Please set down all the lines beneath this one exactly, without the pictures.

*PROVIDED MATERIAL*:
** Start **
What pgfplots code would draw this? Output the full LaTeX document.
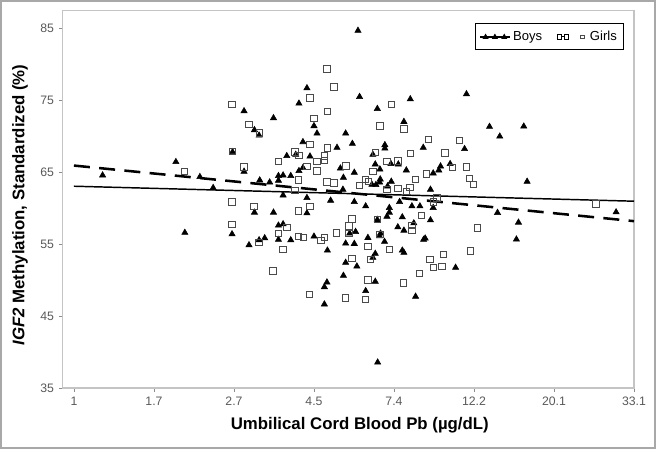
\documentclass[border=0pt]{standalone}
\usepackage{pgfplots}
\pgfplotsset{compat=1.18}
\usepackage{pgfplotstable}
\usepackage{fontspec}
\setmainfont{Liberation Sans}
\definecolor{framegray}{HTML}{C4C4C4}
\definecolor{tickgray}{HTML}{8C8C8C}
\definecolor{labgray}{HTML}{595959}
\definecolor{sqgray}{HTML}{4A4A4A}
\definecolor{bordergray}{HTML}{A8A8A8}

\pgfplotstableread{
x y
0.179 64.54
0.637 66.40
0.787 64.32
0.870 62.80
0.693 56.57
1.063 73.46
0.991 67.78
1.063 65.06
1.128 70.83
1.157 70.08
1.247 72.49
1.406 74.52
1.456 76.65
1.500 71.39
1.519 70.36
1.698 70.36
1.740 68.93
1.431 69.17
1.644 68.38
1.330 67.23
1.386 67.41
1.475 67.17
1.665 65.51
1.752 64.92
1.431 65.57
1.406 65.15
1.355 64.46
1.278 64.46
1.307 64.54
1.684 64.22
1.278 63.81
1.161 63.85
1.223 63.57
1.681 62.56
1.785 75.44
1.307 61.77
1.456 61.41
2.102 75.12
2.453 75.82
1.896 73.78
2.062 71.98
2.597 71.29
1.943 68.75
1.943 68.28
2.183 68.38
2.441 68.20
1.868 67.41
1.883 66.07
1.981 66.12
2.027 66.07
2.351 66.12
2.291 65.79
2.280 65.24
1.912 65.37
2.077 65.24
2.245 64.82
1.914 63.99
1.910 63.57
1.862 63.25
1.887 63.21
1.983 63.67
1.960 63.02
2.228 62.56
1.604 61.04
1.752 60.86
1.128 59.38
1.247 59.38
1.456 59.28
1.278 57.58
1.307 57.76
0.988 56.37
1.094 54.85
1.157 55.54
1.192 55.82
1.278 55.60
1.355 55.54
1.500 56.05
1.584 54.11
1.698 55.08
1.752 55.04
1.723 56.47
1.760 56.70
1.698 52.41
1.768 51.90
1.684 50.61
1.581 49.68
1.565 49.03
1.565 46.63
2.035 60.86
2.112 60.25
2.162 60.25
2.245 60.03
1.823 60.25
1.971 60.03
1.971 59.38
1.956 58.82
1.896 58.37
2.052 58.73
2.228 58.31
2.124 57.89
2.024 57.34
2.062 56.88
1.916 56.47
1.910 56.09
1.837 55.87
1.941 55.32
2.185 55.60
2.195 55.78
2.052 54.11
2.062 53.80
1.883 53.66
1.868 53.10
2.385 51.72
1.883 49.78
1.823 48.48
2.135 47.70
1.775 84.63
2.661 69.94
2.811 71.33
2.832 63.67
2.647 59.34
2.778 57.99
2.765 55.64
3.388 59.42
1.898 38.56
}\boys

\pgfplotstableread{
x y
0.689 65.10
1.581 79.32
1.625 76.79
0.988 74.34
1.475 75.26
1.584 73.37
1.500 72.44
1.094 71.61
1.161 70.42
1.475 68.80
1.584 68.34
0.991 67.87
1.381 67.78
1.406 67.31
1.565 67.23
1.565 66.58
1.278 66.44
1.519 66.48
1.456 65.79
1.063 65.71
1.700 65.84
1.519 65.15
1.404 63.91
1.581 63.63
1.625 63.49
1.381 62.42
1.785 63.16
1.983 74.34
1.912 71.39
2.062 70.97
2.216 69.53
2.411 69.39
1.883 67.73
2.102 67.55
2.318 67.65
1.956 66.44
2.024 66.54
2.453 65.71
2.364 65.65
1.868 65.10
2.204 64.74
2.472 64.13
2.497 63.30
2.135 63.99
1.821 63.95
1.840 63.67
2.024 62.70
2.099 62.88
2.077 62.33
1.956 62.56
2.268 61.41
0.988 60.86
1.125 60.25
1.404 59.56
1.475 60.25
0.988 57.71
1.331 57.30
1.278 56.43
1.404 56.01
1.434 55.87
1.157 55.22
1.544 55.46
1.565 55.87
1.642 56.51
1.307 54.21
1.244 51.25
1.473 47.98
1.698 47.51
1.737 58.50
1.718 57.48
1.737 53.01
1.718 56.43
2.245 60.86
2.170 58.96
1.896 58.37
2.112 57.53
2.112 56.88
2.522 57.20
1.912 56.29
1.837 54.67
1.971 54.21
1.852 52.83
2.308 53.56
2.224 52.83
2.478 54.02
2.245 51.76
2.299 51.90
2.160 50.89
1.837 50.00
2.060 49.58
1.823 47.29
3.263 60.53
}\girls

\begin{document}
\begin{tikzpicture}
\useasboundingbox (0,0) rectangle (492pt,336.75pt);
\draw[bordergray, line width=1.5pt] (0.75pt,0.75pt) rectangle (491.25pt,336pt);
\begin{axis}[
  at={(47pt,45.75pt)}, anchor=south west,
  scale only axis, width=428.5pt, height=283pt,
  xmin=-0.0705, xmax=3.5, ymin=35, ymax=87.4,
  xtick={0,0.5,1,1.5,2,2.5,3,3.5},
  xticklabels={1,1.7,2.7,4.5,7.4,12.2,20.1,33.1},
  ytick={35,45,55,65,75,85},
  tick align=outside, xtick pos=left, ytick pos=left,
  major tick length=3pt,
  axis line style={draw=framegray, line width=0.8pt},
  every tick/.style={draw=tickgray, line width=0.6pt},
  ticklabel style={font=\fontsize{9.2}{10}\selectfont, text=labgray},
  /pgf/number format/assume math mode=true,
  xlabel={Umbilical Cord Blood Pb (µg/dL)},
  ylabel={\textit{IGF2} Methylation, Standardized (\%)},
  label style={font=\fontsize{12.6}{14}\selectfont\bfseries},
  xlabel style={at={(axis description cs:0.52,-0.098)}, anchor=center},
  ylabel style={at={(axis description cs:-0.0747,0.485)}, anchor=center},
  legend columns=2,
  legend style={at={(axis description cs:0.9825,0.9666)}, anchor=north east,
    draw=black, line width=0.8pt, inner xsep=3pt, inner ysep=3.5pt,
    font=\fontsize{9.8}{11}\selectfont,
    /tikz/every even column/.append style={column sep=9pt}},
]
\addplot[only marks, mark=triangle*, mark size=2.7pt, mark options={fill=black, draw=black}, forget plot] table[x=x,y=y]{\boys};
\addplot[only marks, mark=square, mark size=2.4pt, mark options={draw=sqgray, line width=0.7pt}, forget plot] table[x=x,y=y]{\girls};
\addplot[black, line width=1.1pt, forget plot] coordinates {(0,63.02) (3.5,60.94)};
\addplot[black, line width=1.9pt, dash pattern=on 12pt off 7pt, forget plot] coordinates {(0,65.89) (3.5,58.17)};
\addlegendimage{legend image code/.code={
  \draw[line width=1.3pt] (0pt,0pt) -- (22pt,0pt);
  \foreach \p in {4,11,18}{\fill (\p pt,1.7pt) -- (\p pt-1.6pt,-1.1pt) -- (\p pt+1.6pt,-1.1pt) -- cycle;}
}}
\addlegendentry{Boys}
\addlegendimage{legend image code/.code={
  \draw[line width=0.9pt] (0pt,0pt) -- (9pt,0pt);
  \foreach \p in {1.5,6.5}{\draw[line width=0.6pt, fill=white] (\p pt-1.6pt,-1.6pt) rectangle (\p pt+1.6pt,1.6pt);}
  \draw[line width=0.5pt, draw=sqgray] (17.5pt,-1.3pt) rectangle (20pt,1.3pt);
  \path (22pt,0pt);
}}
\addlegendentry{Girls}
\end{axis}
\end{tikzpicture}
\end{document}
** End **
*COMPLETE ANSWER*:
What pgfplots code would draw this? Output the full LaTeX document.
\documentclass[border=0pt]{standalone}
\usepackage{pgfplots}
\pgfplotsset{compat=1.18}
\usepackage{pgfplotstable}
\usepackage{fontspec}
\setmainfont{Liberation Sans}
\definecolor{framegray}{HTML}{C4C4C4}
\definecolor{tickgray}{HTML}{8C8C8C}
\definecolor{labgray}{HTML}{595959}
\definecolor{sqgray}{HTML}{4A4A4A}
\definecolor{bordergray}{HTML}{A8A8A8}

\pgfplotstableread{
x y
0.179 64.54
0.637 66.40
0.787 64.32
0.870 62.80
0.693 56.57
1.063 73.46
0.991 67.78
1.063 65.06
1.128 70.83
1.157 70.08
1.247 72.49
1.406 74.52
1.456 76.65
1.500 71.39
1.519 70.36
1.698 70.36
1.740 68.93
1.431 69.17
1.644 68.38
1.330 67.23
1.386 67.41
1.475 67.17
1.665 65.51
1.752 64.92
1.431 65.57
1.406 65.15
1.355 64.46
1.278 64.46
1.307 64.54
1.684 64.22
1.278 63.81
1.161 63.85
1.223 63.57
1.681 62.56
1.785 75.44
1.307 61.77
1.456 61.41
2.102 75.12
2.453 75.82
1.896 73.78
2.062 71.98
2.597 71.29
1.943 68.75
1.943 68.28
2.183 68.38
2.441 68.20
1.868 67.41
1.883 66.07
1.981 66.12
2.027 66.07
2.351 66.12
2.291 65.79
2.280 65.24
1.912 65.37
2.077 65.24
2.245 64.82
1.914 63.99
1.910 63.57
1.862 63.25
1.887 63.21
1.983 63.67
1.960 63.02
2.228 62.56
1.604 61.04
1.752 60.86
1.128 59.38
1.247 59.38
1.456 59.28
1.278 57.58
1.307 57.76
0.988 56.37
1.094 54.85
1.157 55.54
1.192 55.82
1.278 55.60
1.355 55.54
1.500 56.05
1.584 54.11
1.698 55.08
1.752 55.04
1.723 56.47
1.760 56.70
1.698 52.41
1.768 51.90
1.684 50.61
1.581 49.68
1.565 49.03
1.565 46.63
2.035 60.86
2.112 60.25
2.162 60.25
2.245 60.03
1.823 60.25
1.971 60.03
1.971 59.38
1.956 58.82
1.896 58.37
2.052 58.73
2.228 58.31
2.124 57.89
2.024 57.34
2.062 56.88
1.916 56.47
1.910 56.09
1.837 55.87
1.941 55.32
2.185 55.60
2.195 55.78
2.052 54.11
2.062 53.80
1.883 53.66
1.868 53.10
2.385 51.72
1.883 49.78
1.823 48.48
2.135 47.70
1.775 84.63
2.661 69.94
2.811 71.33
2.832 63.67
2.647 59.34
2.778 57.99
2.765 55.64
3.388 59.42
1.898 38.56
}\boys

\pgfplotstableread{
x y
0.689 65.10
1.581 79.32
1.625 76.79
0.988 74.34
1.475 75.26
1.584 73.37
1.500 72.44
1.094 71.61
1.161 70.42
1.475 68.80
1.584 68.34
0.991 67.87
1.381 67.78
1.406 67.31
1.565 67.23
1.565 66.58
1.278 66.44
1.519 66.48
1.456 65.79
1.063 65.71
1.700 65.84
1.519 65.15
1.404 63.91
1.581 63.63
1.625 63.49
1.381 62.42
1.785 63.16
1.983 74.34
1.912 71.39
2.062 70.97
2.216 69.53
2.411 69.39
1.883 67.73
2.102 67.55
2.318 67.65
1.956 66.44
2.024 66.54
2.453 65.71
2.364 65.65
1.868 65.10
2.204 64.74
2.472 64.13
2.497 63.30
2.135 63.99
1.821 63.95
1.840 63.67
2.024 62.70
2.099 62.88
2.077 62.33
1.956 62.56
2.268 61.41
0.988 60.86
1.125 60.25
1.404 59.56
1.475 60.25
0.988 57.71
1.331 57.30
1.278 56.43
1.404 56.01
1.434 55.87
1.157 55.22
1.544 55.46
1.565 55.87
1.642 56.51
1.307 54.21
1.244 51.25
1.473 47.98
1.698 47.51
1.737 58.50
1.718 57.48
1.737 53.01
1.718 56.43
2.245 60.86
2.170 58.96
1.896 58.37
2.112 57.53
2.112 56.88
2.522 57.20
1.912 56.29
1.837 54.67
1.971 54.21
1.852 52.83
2.308 53.56
2.224 52.83
2.478 54.02
2.245 51.76
2.299 51.90
2.160 50.89
1.837 50.00
2.060 49.58
1.823 47.29
3.263 60.53
}\girls

\begin{document}
\begin{tikzpicture}
\useasboundingbox (0,0) rectangle (492pt,336.75pt);
\draw[bordergray, line width=1.5pt] (0.75pt,0.75pt) rectangle (491.25pt,336pt);
\begin{axis}[
  at={(47pt,45.75pt)}, anchor=south west,
  scale only axis, width=428.5pt, height=283pt,
  xmin=-0.0705, xmax=3.5, ymin=35, ymax=87.4,
  xtick={0,0.5,1,1.5,2,2.5,3,3.5},
  xticklabels={1,1.7,2.7,4.5,7.4,12.2,20.1,33.1},
  ytick={35,45,55,65,75,85},
  tick align=outside, xtick pos=left, ytick pos=left,
  major tick length=3pt,
  axis line style={draw=framegray, line width=0.8pt},
  every tick/.style={draw=tickgray, line width=0.6pt},
  ticklabel style={font=\fontsize{9.2}{10}\selectfont, text=labgray},
  /pgf/number format/assume math mode=true,
  xlabel={Umbilical Cord Blood Pb (µg/dL)},
  ylabel={\textit{IGF2} Methylation, Standardized (\%)},
  label style={font=\fontsize{12.6}{14}\selectfont\bfseries},
  xlabel style={at={(axis description cs:0.52,-0.098)}, anchor=center},
  ylabel style={at={(axis description cs:-0.0747,0.485)}, anchor=center},
  legend columns=2,
  legend style={at={(axis description cs:0.9825,0.9666)}, anchor=north east,
    draw=black, line width=0.8pt, inner xsep=3pt, inner ysep=3.5pt,
    font=\fontsize{9.8}{11}\selectfont,
    /tikz/every even column/.append style={column sep=9pt}},
]
\addplot[only marks, mark=triangle*, mark size=2.7pt, mark options={fill=black, draw=black}, forget plot] table[x=x,y=y]{\boys};
\addplot[only marks, mark=square, mark size=2.4pt, mark options={draw=sqgray, line width=0.7pt}, forget plot] table[x=x,y=y]{\girls};
\addplot[black, line width=1.1pt, forget plot] coordinates {(0,63.02) (3.5,60.94)};
\addplot[black, line width=1.9pt, dash pattern=on 12pt off 7pt, forget plot] coordinates {(0,65.89) (3.5,58.17)};
\addlegendimage{legend image code/.code={
  \draw[line width=1.3pt] (0pt,0pt) -- (22pt,0pt);
  \foreach \p in {4,11,18}{\fill (\p pt,1.7pt) -- (\p pt-1.6pt,-1.1pt) -- (\p pt+1.6pt,-1.1pt) -- cycle;}
}}
\addlegendentry{Boys}
\addlegendimage{legend image code/.code={
  \draw[line width=0.9pt] (0pt,0pt) -- (9pt,0pt);
  \foreach \p in {1.5,6.5}{\draw[line width=0.6pt, fill=white] (\p pt-1.6pt,-1.6pt) rectangle (\p pt+1.6pt,1.6pt);}
  \draw[line width=0.5pt, draw=sqgray] (17.5pt,-1.3pt) rectangle (20pt,1.3pt);
  \path (22pt,0pt);
}}
\addlegendentry{Girls}
\end{axis}
\end{tikzpicture}
\end{document}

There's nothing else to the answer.